Foxhole coal staithes

On 10 January 2019 eight intrepid Friends of White Rock set off to find the Foxhole coal staithes, a scheduled monument half a mile or so downstream from White Rock. Staithes are elevated platforms for discharging coal and other materials from railway cars into vessels, or in this case from lower end of the Smith Canal to small boats and barges.
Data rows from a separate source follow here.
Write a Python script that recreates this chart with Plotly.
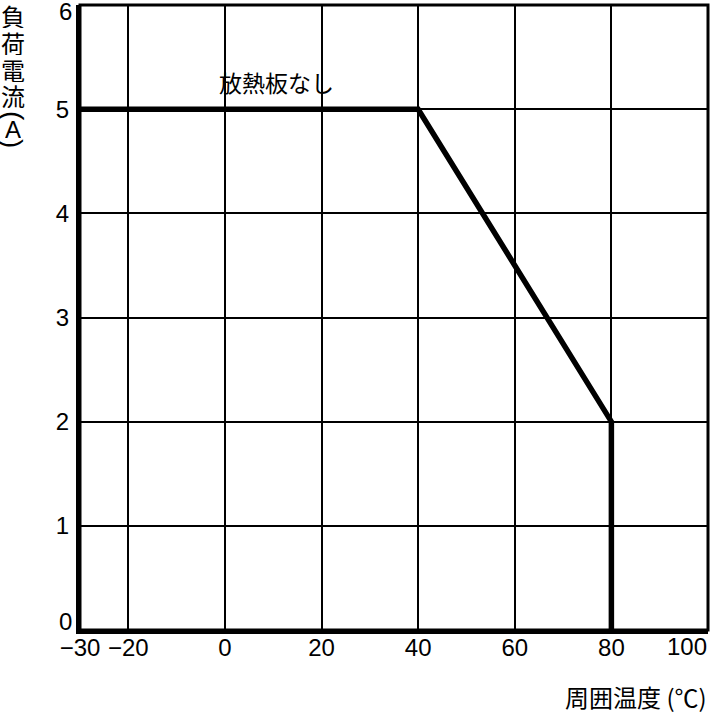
import plotly.graph_objects as go

# Data
temperature = [-30, 40, 80, 80]
load_current = [5, 5, 2, 0]
x_ticks = [-30, -20, 0, 20, 40, 60, 80, 100]
y_ticks = [0, 1, 2, 3, 4, 5, 6]
curve_label = "放熱板なし"
x_title = "周囲温度 (℃)"
y_title_chars = ["負", "荷", "電", "流"]
y_title_unit = "A"

FONT = "Liberation Sans, Arial, Noto Sans CJK JP"
CJK = "Noto Sans CJK JP"

L, R, T, B = 80, 7, 5, 83
W, H = 715, 713
PH = H - T - B


def py(pix):
    return (H - B - pix) / PH


def px(pix):
    return (pix - L) / (W - L - R)


fig = go.Figure()
fig.add_trace(go.Scatter(
    x=temperature, y=load_current, mode="lines",
    line=dict(color="black", width=5.5), cliponaxis=False,
    showlegend=False, hoverinfo="skip"))

# edge labels are drawn separately, shifted inward like the reference
xt_text = [("−" + str(-v)) if v < 0 else str(v) for v in x_ticks]
xt_text[-1] = ""
yt_text = [str(v) for v in y_ticks]
yt_text[0] = ""
yt_text[-1] = ""

fig.update_layout(
    width=W, height=H,
    margin=dict(l=L, r=R, t=T, b=B, autoexpand=False),
    paper_bgcolor="white", plot_bgcolor="white",
    font=dict(family=FONT, color="black", size=24),
    xaxis=dict(range=[-30, 100.0001], tickvals=x_ticks, ticktext=xt_text,
               showgrid=True, gridcolor="black", gridwidth=2,
               showline=True, linecolor="black", linewidth=4,
               ticks="", zeroline=False, tickfont=dict(size=24),
               ticklabeloverflow="allow", automargin=False, ticklabelstandoff=-7),
    yaxis=dict(range=[0, 6.0001], tickvals=y_ticks, ticktext=yt_text,
               showgrid=True, gridcolor="black", gridwidth=2,
               showline=True, linecolor="black", linewidth=4,
               ticks="", zeroline=False, tickfont=dict(size=24),
               ticklabeloverflow="allow", automargin=False, ticklabelstandoff=2),
    shapes=[dict(type="rect", xref="paper", yref="paper", x0=0, x1=1, y0=0, y1=1,
                 line=dict(color="black", width=3), layer="below")],
)

# edge tick labels
fig.add_annotation(x=x_ticks[-1], y=0, yshift=-16, xshift=1, text=str(x_ticks[-1]), showarrow=False,
                   font=dict(family=FONT, size=24), xanchor="right", yanchor="middle")
fig.add_annotation(x=-30, y=y_ticks[-1], xshift=-6, yshift=-6, height=20, text=str(y_ticks[-1]),
                   showarrow=False, font=dict(family=FONT, size=24), xanchor="right", yanchor="middle")
fig.add_annotation(x=-30, y=y_ticks[0], xshift=-6, yshift=9, height=20, text=str(y_ticks[0]),
                   showarrow=False, font=dict(family=FONT, size=24), xanchor="right", yanchor="middle")

fig.add_annotation(x=10.6, y=5.26, text=curve_label, showarrow=False,
                   font=dict(family=CJK, size=23), xanchor="center", yanchor="middle")
fig.add_annotation(xref="paper", yref="paper", x=px(709), y=py(696), text=x_title, showarrow=False,
                   font=dict(family=CJK, size=24), xanchor="right", yanchor="middle")

y_centers = [15, 42, 69, 96]
for ch, yc in zip(y_title_chars, y_centers):
    fig.add_annotation(xref="paper", yref="paper", x=px(13), y=py(yc), text=ch,
                       height=25, showarrow=False, font=dict(family=CJK, size=24),
                       xanchor="center", yanchor="middle")
fig.add_annotation(xref="paper", yref="paper", x=px(13), y=py(129), text=y_title_unit,
                   height=18, showarrow=False, font=dict(family=FONT, size=24),
                   xanchor="center", yanchor="middle")
fig.add_annotation(xref="paper", yref="paper", x=px(13), y=py(116), text="(", textangle=90,
                   showarrow=False, font=dict(family=FONT, size=28),
                   xanchor="center", yanchor="middle")
fig.add_annotation(xref="paper", yref="paper", x=px(13), y=py(143), text=")", textangle=90,
                   showarrow=False, font=dict(family=FONT, size=28),
                   xanchor="center", yanchor="middle")

fig.write_html("out.html", config={"displayModeBar": False},
               post_script="document.body.style.margin='0';")
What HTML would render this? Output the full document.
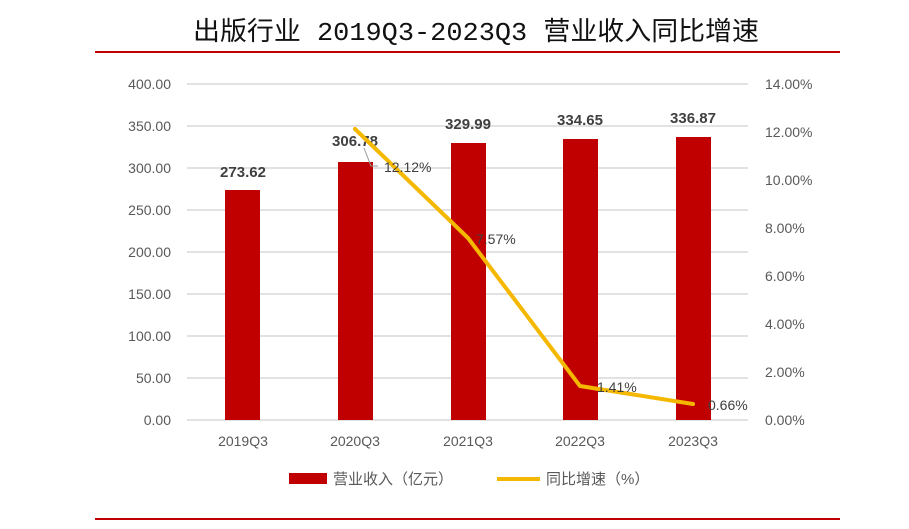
<!DOCTYPE html>
<html><head><meta charset="utf-8"><style>
body{margin:0;background:#fff;}
svg{display:block;}
</style></head><body>
<svg width="909" height="529" xmlns="http://www.w3.org/2000/svg" font-family="Liberation Sans, Noto Sans CJK SC, sans-serif">
<rect width="909" height="529" fill="#fff"/>
<text x="193" y="40" textLength="566" lengthAdjust="spacingAndGlyphs" font-size="26" fill="#111" font-family="Liberation Mono, Noto Sans CJK SC, monospace">出版行业 2019Q3-2023Q3 营业收入同比增速</text>
<line x1="95" y1="52" x2="840" y2="52" stroke="#c00000" stroke-width="2"/>
<line x1="95" y1="519" x2="840" y2="519" stroke="#c00000" stroke-width="2"/>
<g stroke="#d9d9d9" stroke-width="1.5">
<line x1="187" y1="84" x2="748" y2="84"/><line x1="187" y1="126" x2="748" y2="126"/>
<line x1="187" y1="168" x2="748" y2="168"/><line x1="187" y1="210" x2="748" y2="210"/>
<line x1="187" y1="252" x2="748" y2="252"/><line x1="187" y1="294" x2="748" y2="294"/>
<line x1="187" y1="336" x2="748" y2="336"/><line x1="187" y1="378" x2="748" y2="378"/>
<line x1="187" y1="420" x2="748" y2="420"/>
</g>
<g font-size="14" fill="#595959" text-anchor="end">
<text x="171" y="89">400.00</text><text x="171" y="131">350.00</text><text x="171" y="173">300.00</text>
<text x="171" y="215">250.00</text><text x="171" y="257">200.00</text><text x="171" y="299">150.00</text>
<text x="171" y="341">100.00</text><text x="171" y="383">50.00</text><text x="171" y="425">0.00</text>
</g>
<g font-size="14" fill="#595959">
<text x="765" y="89">14.00%</text><text x="765" y="137">12.00%</text><text x="765" y="185">10.00%</text>
<text x="765" y="233">8.00%</text><text x="765" y="281">6.00%</text><text x="765" y="329">4.00%</text>
<text x="765" y="377">2.00%</text><text x="765" y="425">0.00%</text>
</g>
<g fill="#c00000">
<rect x="225" y="190" width="35" height="230"/>
<rect x="338" y="162" width="35" height="258"/>
<rect x="451" y="143" width="35" height="277"/>
<rect x="563" y="139" width="35" height="281"/>
<rect x="676" y="137" width="35" height="283"/>
</g>
<g font-size="15" font-weight="bold" fill="#404040" text-anchor="middle">
<text x="243" y="177">273.62</text><text x="355" y="146">306.78</text><text x="468" y="129">329.99</text>
<text x="580" y="125">334.65</text><text x="693" y="123">336.87</text>
</g>
<polyline points="355,129 468,238 580,386 693,404" fill="none" stroke="#f5b800" stroke-width="4" stroke-linejoin="round" stroke-linecap="round"/>
<polyline points="364,148 371,166 378,166" fill="none" stroke="#999" stroke-width="1"/>
<g font-size="14" fill="#404040">
<text x="384" y="172">12.12%</text><text x="476" y="244">7.57%</text>
<text x="597" y="392">1.41%</text><text x="708" y="410">0.66%</text>
</g>
<g font-size="14" fill="#595959" text-anchor="middle">
<text x="243" y="446">2019Q3</text><text x="355" y="446">2020Q3</text><text x="468" y="446">2021Q3</text>
<text x="580" y="446">2022Q3</text><text x="693" y="446">2023Q3</text>
</g>
<rect x="289" y="473" width="38" height="11" fill="#c00000"/>
<text x="333" y="484" font-size="15" fill="#595959">营业收入（亿元）</text>
<line x1="497" y1="479" x2="540" y2="479" stroke="#f5b800" stroke-width="4"/>
<text x="546" y="484" font-size="15" fill="#595959">同比增速（%）</text>
</svg>
</body></html>
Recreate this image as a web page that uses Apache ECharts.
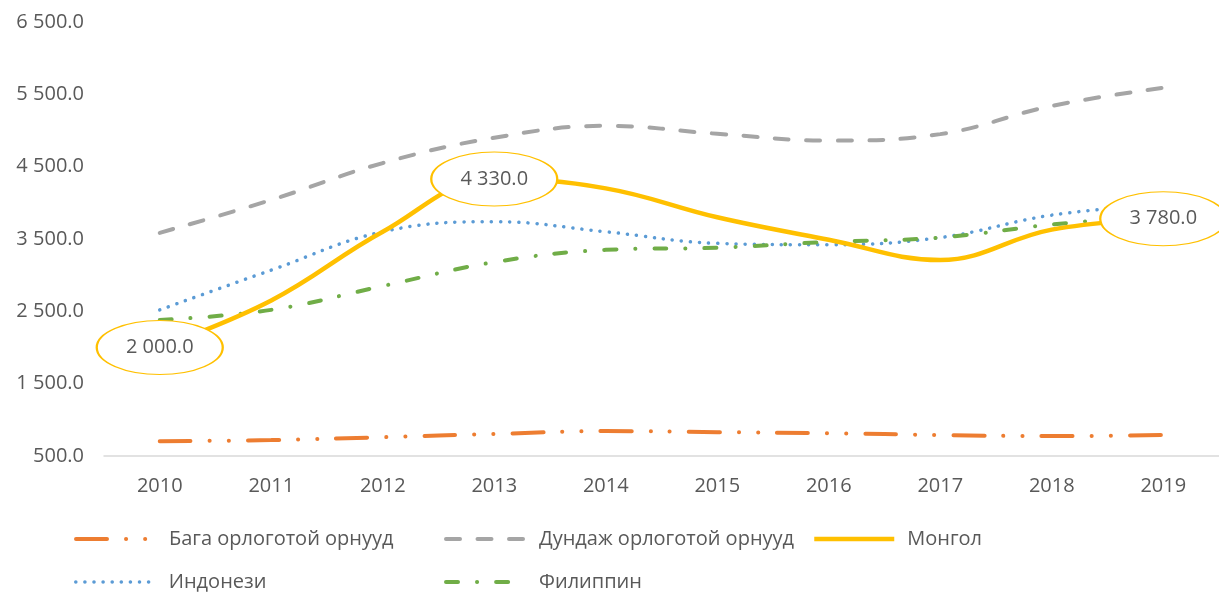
<!DOCTYPE html>
<html>
<head>
<meta charset="utf-8">
<script src="https://cdn.jsdelivr.net/npm/echarts@6/dist/echarts.min.js"></script>
<style>
  html, body { margin: 0; padding: 0; background: #fff; }
  #chart { width: 1219px; height: 594px; }
</style>
</head>
<body>
<div id="chart"></div>
<script>
var years = ["2010", "2011", "2012", "2013", "2014", "2015", "2016", "2017", "2018", "2019"];
var lowIncome = [705, 720, 760, 805, 845, 830, 815, 790, 775, 790];
var middleIncome = [3585, 4040, 4550, 4900, 5065, 4955, 4860, 4950, 5340, 5590];
var mongolia = [2000, 2650, 3600, 4330, 4200, 3800, 3490, 3210, 3630, 3780];
var indonesia = [2520, 3070, 3600, 3740, 3600, 3440, 3420, 3520, 3830, 3980];
var philippines = [2380, 2520, 2850, 3180, 3350, 3380, 3460, 3520, 3700, 3830];
var labelledIdx = [0, 3, 9];
var names = ["Бага орлоготой орнууд", "Дундаж орлоготой орнууд", "Монгол", "Индонези", "Филиппин"];

var FONT = "Open Sans";
var TXT = "#595959";

// 6 500.0 style numbers
function fmt(v) {
  var s = Number(v).toFixed(1).split(".");
  return s[0].replace(/\B(?=(\d{3})+(?!\d))/g, " ") + "." + s[1];
}

var chart = echarts.init(document.getElementById("chart"));

// one legend per entry so each sits in its own column like the original
function mkLegend(name, left, top, lw) {
  return {
    data: [name],
    left: left,
    top: top,
    itemWidth: 80,
    itemHeight: 14,
    itemGap: 0,
    padding: 0,
    itemStyle: { opacity: 0 },
    lineStyle: { width: lw },
    textStyle: { fontFamily: FONT, fontSize: 20, color: TXT, padding: [0, 0, 0, 8] }
  };
}

var option = {
  animation: false,
  backgroundColor: "#fff",
  grid: { left: 104, right: 0, top: 22, bottom: 138 },
  legend: [
    mkLegend(names[0], 74, 529, 4),
    mkLegend(names[1], 444, 529, 4),
    mkLegend(names[2], 812, 529, 4.5),
    mkLegend(names[3], 74, 572, 3.5),
    mkLegend(names[4], 444, 572, 4)
  ],
  xAxis: {
    type: "category",
    data: years,
    boundaryGap: true,
    axisLine: { lineStyle: { color: "#D9D9D9", width: 1.5 } },
    axisTick: { show: false },
    axisLabel: { fontFamily: FONT, fontSize: 20, color: TXT, margin: 20 }
  },
  yAxis: {
    type: "value",
    min: 500,
    max: 6500,
    interval: 1000,
    splitLine: { show: false },
    axisLine: { show: false },
    axisTick: { show: false },
    axisLabel: { fontFamily: FONT, fontSize: 20, color: TXT, margin: 20, formatter: fmt }
  },
  series: [
    {
      name: names[0],
      type: "line",
      data: lowIncome,
      smooth: 0.4,
      symbol: "none",
      color: "#ED7D31",
      lineStyle: { color: "#ED7D31", width: 4, type: [31, 19, 0.1, 19, 0.1, 19], cap: "round" }
    },
    {
      name: names[1],
      type: "line",
      data: middleIncome,
      smooth: 0.4,
      symbol: "none",
      color: "#A5A5A5",
      lineStyle: { color: "#A5A5A5", width: 4, type: [14, 17.5], cap: "round" }
    },
    {
      name: names[3],
      type: "line",
      data: indonesia,
      smooth: 0.4,
      symbol: "none",
      color: "#5B9BD5",
      lineStyle: { color: "#5B9BD5", width: 3.5, type: [0.1, 9], cap: "round" }
    },
    {
      name: names[4],
      type: "line",
      data: philippines,
      smooth: 0.4,
      symbol: "none",
      color: "#70AD47",
      lineStyle: { color: "#70AD47", width: 4, type: [12, 19, 0.1, 19], cap: "round" }
    },
    {
      name: names[2],
      type: "line",
      data: mongolia,
      smooth: 0.4,
      symbol: "none",
      color: "#FFC000",
      z: 3,
      lineStyle: { color: "#FFC000", width: 4.5 },
      markPoint: {
        symbol: "circle",
        symbolSize: [126, 54],
        itemStyle: { color: "#fff", borderColor: "#FFC000", borderWidth: 1.5 },
        label: {
          show: true,
          position: "inside",
          fontFamily: FONT,
          fontSize: 20,
          color: TXT,
          formatter: function (p) { return fmt(p.value); }
        },
        data: labelledIdx.map(function (i) {
          return { coord: [years[i], mongolia[i]], value: mongolia[i] };
        })
      }
    }
  ]
};

chart.setOption(option);
</script>
</body>
</html>
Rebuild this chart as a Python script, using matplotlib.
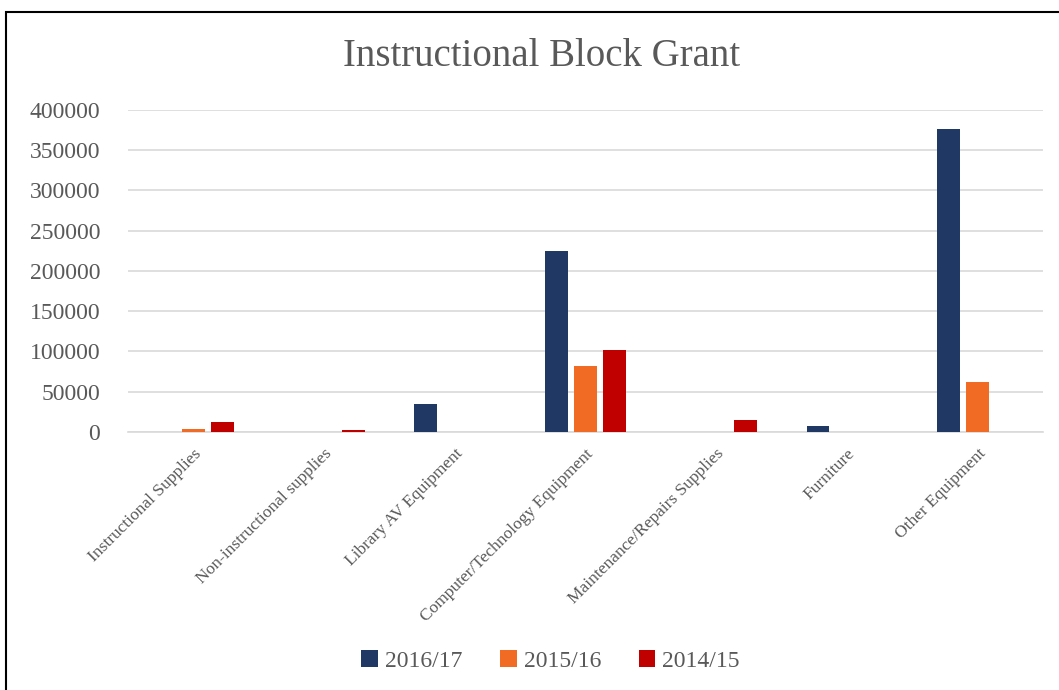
import numpy as np
import matplotlib
matplotlib.use("Agg")
import matplotlib.pyplot as plt
from matplotlib.patches import Rectangle

categories = ["Instructional Supplies", "Non-instructional supplies", "Library AV Equipment",
              "Computer/Technology Equipment", "Maintenance/Repairs Supplies", "Furniture",
              "Other Equipment"]
series_names = ["2016/17", "2015/16", "2014/15"]
v_2016_17 = [0, 0, 35000, 224000, 0, 7000, 376000]
v_2015_16 = [3500, 0, 0, 82000, 0, 0, 62500]
v_2014_15 = [12500, 3000, 0, 102000, 15000, 0, 0]
colors = ["#1f3864", "#f26b24", "#c00000"]

plt.rcParams["font.family"] = ["Liberation Serif", "DejaVu Serif"]
txt = "#595959"

fig = plt.figure(figsize=(10.59, 6.9), dpi=100)
ax = fig.add_axes([0.121, 0.374, 0.864, 0.467])

x = np.arange(len(categories))
w, step = 0.175, 0.222
for i, (vals, name, c) in enumerate(zip([v_2016_17, v_2015_16, v_2014_15], series_names, colors)):
    ax.bar(x + (i - 1) * step, vals, width=w, color=c, label=name, zorder=3)

ax.set_xlim(-0.5, len(categories) - 0.5)
ax.set_ylim(0, 400000)
ax.set_yticks(np.arange(0, 400001, 50000))
ax.yaxis.grid(True, color="#d9d9d9", lw=1.2, zorder=0)
for s in ["top", "right", "left"]:
    ax.spines[s].set_visible(False)
ax.spines["bottom"].set_color("#d9d9d9")
ax.spines["bottom"].set_linewidth(1.2)
ax.tick_params(axis="y", length=0, labelsize=17, labelcolor=txt, pad=20)
ax.tick_params(axis="x", length=0, labelsize=12.5, labelcolor=txt, pad=10)
ax.set_xticks(x)
ax.set_xticklabels(categories, rotation=45, ha="right", rotation_mode="anchor")

fig.suptitle("Instructional Block Grant", x=0.511, y=0.945, fontsize=28, color=txt)
ax.legend(loc="center", frameon=False, ncol=3, fontsize=17, labelcolor=txt,
          handlelength=0.7, handleheight=0.7, handletextpad=0.3, columnspacing=1.6)
ax.get_legend().set_bbox_to_anchor((0.52, 1 - 661 / 690), transform=fig.transFigure)

fig.patches.append(Rectangle((6 / 1059, -0.1), 1.2, 1 - 12 / 690 + 0.1, transform=fig.transFigure,
                             fill=False, ec="black", lw=1.5, zorder=10))

fig.savefig("out.png", dpi=100)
CADW Reference GM482, 1995:

‘The remains of three stone straithes typical of those used to load coal from horse drawn trams down chutes and into waiting vessels from the 17th Century to the early 19th Century. One example at Landore was drawn by J C Ibbetson c1792. This group is situated at the southern end of Smith’s Canal, built in 1783-5, and probably dates from around this time. It was certainly in use by 1826. The coal was shipped in river boats and coasting efficient transport of coal. Although several stone wharves or quays survive on the Tawe, these are the only tipping straithes from the industrial revolution period currently known to survive on any Welsh river.

‘The straithes are sited on the edge of the river’s sloping bank. Each is constructed or rubble sandstone with some copper slag block quoins and earthwork banks to the rear, and is some 7m high. Two have single walls with embankments behind, but the third has three additional stone piers toward the river (the outermost of which as toppled). All of the straithes would formerly have carried wooden superstructures for the tram railes and chutes.

‘The scheduled area stands in scrubland. It is bounded by the river’s edge on the west and extends for just over 100m along the back, taking in all three straithes together with the embankments behind them.’

Having corrected  the grid reference in the CADW documentation and after a short scramble to river level, the staithes were found in the state described in 1995.